Lessons of Somali Kidnapping

It’s wonderful news that the two journalists kidnapped last year in Mogadishu have been freed today after 15 months. The dribs and drabs of news coming out of Somalia have at times suggested Amanda Lindhout and Nigel Brennan might not survive. Both had been desperately ill and rumours circulated constantly that, with little prospect of a ransom, their kidnappers might simply decide to shoot the pair and call it a day. There are other horror stories that may or may not be confirmed in the days ahead.

But for now the main thing is that after $1m was reportedly paid for their release, the two are free and back at the Sahafi hotel – ironically the scene of another kidnapping this year.

Good news for both, although I dread to think what emotional and physical scars the two will carry with them for the rest of their lives. Now I just pray that no-one else ends up in the same situation. The press pack in Nairobi – of which I was until recently a part – always treated Mogadishu with the utmost respect. We only went if we knew we could do it safely. Too often though we were surprised by the attitude of others parachuting in. Veterans of Baghdad and Kabul assumed they’d seen it all. They hadn’t. Mogadishu may as well be on another planet. Here are some things to think about and some lessons to learn:

  1. Money talks in Somalia – whatever you think about the ethics of paying money to gunmen, this is the only way to get people out
  2. Diplomats have few links on the ground – negotiations apparently went nowhere for months as clueless Australian and Canadian officials dealt with numerous intermediaries with no connection to the hostage takers
  3. Mogadishu is dangerous – no-one has control. There are no green zones or security consultants to hide behind. Don’t trust anyone you are paying. All kidnappings involve someone on the inside
  4. Journalists are targets – no-one is going to believe any “I’m here to tell your side of the story” nonsense
  5. Mogadishu is dangerous – if your fixer says to you, “They are saying bad things,” then leave. Don’t stay for one more snap
  6. Everyone knows everything and everyone knows nothing – one colleague arrived in Somalia a few years back to learn that his arrival was the second item on the radio news. At the same time, if people want to disappear you, they can. Easily
  7. Mogadishu is dangerous – bloody dangerous. People get killed even when it is “safe”
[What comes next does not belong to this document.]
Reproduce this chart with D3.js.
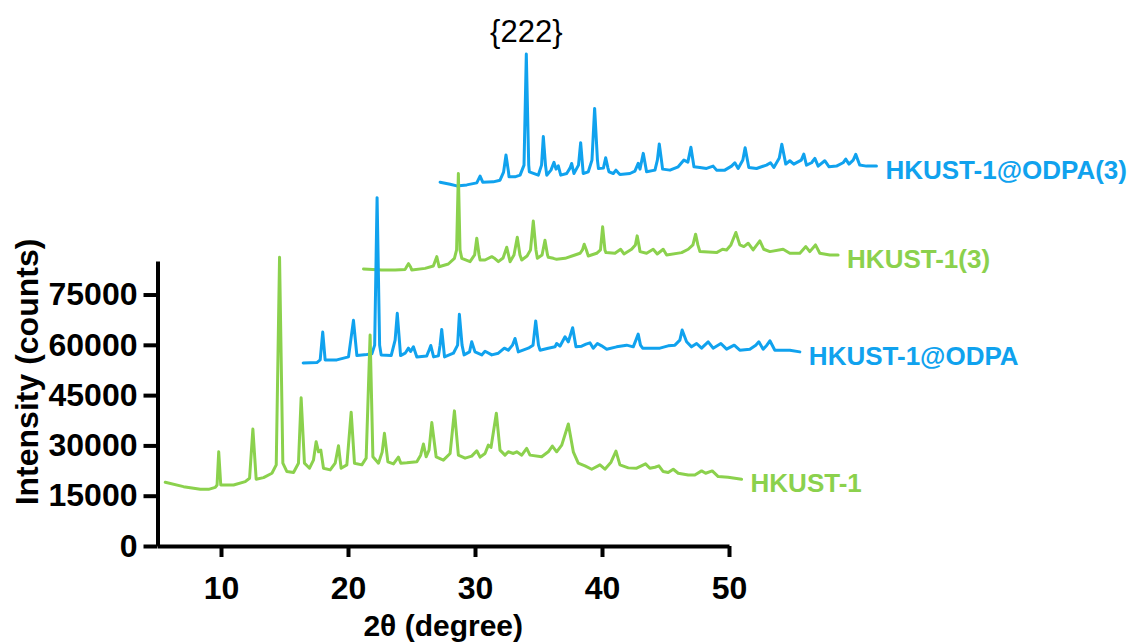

There are ways of operating in Mogadishu. There are good fixers and stringers who can help. There is a wealth of information and advice from experts in Nairobi.  But if you don’t bother asking around and taking the temperature then you only have yourself to blame. Sometimes – but not always – the place is simply best avoided. No story is worth your life.

UPDATE ***

Here’s what Amanda Lindhout has to say about her ordeal:

“My day was sitting on a corner on the floor in a room 24 hours a day for the last 15 months,” she said.

“There were times that I was beaten, that I was tortured. It was an extremely, extremely difficult situation.”